By 2012, Bombardier concluded it was not going to become carbon neutral by 2020 at its current rate of progress. It discounted purchasing carbon offsets because it believed it would serve its interests better by introducing new energy-saving products to market faster. That way, it would achieve its objectives vicariously through the decisions of its customers. But that was not all that forward-thinking Bombardier did. It also set itself the following inward-facing objectives:
- Reduce carbon footprint through efficient use of energy and less emissions
- Involve the Bombardier workforce to raise awareness of behaving responsibly
- Implement sustainable initiatives to further reduce the company carbon footprint
At its Wichita site, Bombardier (a) fitted a white roof and insulation reducing summer energy consumption by 40%, (b) added an energy recovery wheel to balance air circulation, and (c) introduced skylights with integrated controllers to lower energy consumption by lighting.
At Mirabel, it enhanced the flue-gas management system by adding a pressure differential damper.
At Belfast, Bombardier (a) optimised HVAC systems to reduce pressure on chilling and air-handling plants, (b) installed solar panels on the roof, and (c) obtained approval for a waste-to-energy plant that will convert 120,000 tonnes of non-recyclable waste material annually.

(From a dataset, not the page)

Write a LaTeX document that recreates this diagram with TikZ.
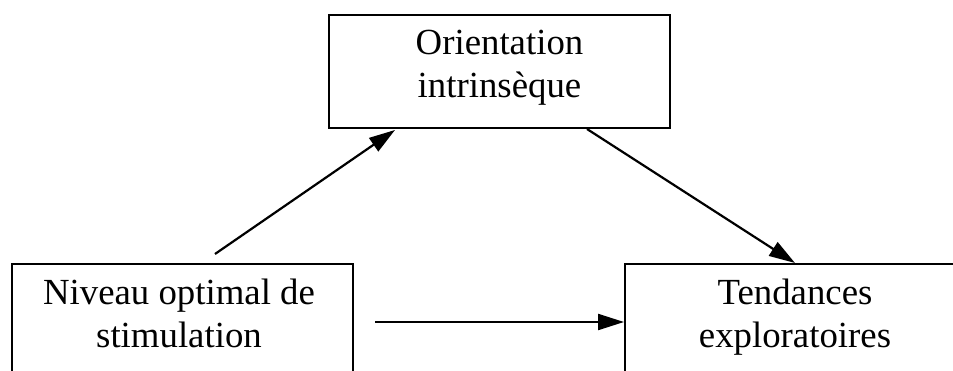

By the end of 2013, Bombardier had already beaten its immediate targets by:
- Reducing energy consumption by 11% against 2009
- Reducing greenhouse gas emission by 23% against 2009
- Reducing water consumption by 6% against 2012
Bombardier will never stop striving to reach its goal of carbon neutrality by 2020. It has a number of other projects in the pipeline waiting for scarce resources to fund them. During 2014, it continued with energy efficient upgrades at its French, Hungarian, Polish, Swiss, and UK plants.
These include consumption monitoring systems, LEDs for workshop lighting, new heating systems, and outdoor energy-saving tower lighting. The monitoring is important because it helps Bombardier focus effort, and provides measured proof of progress.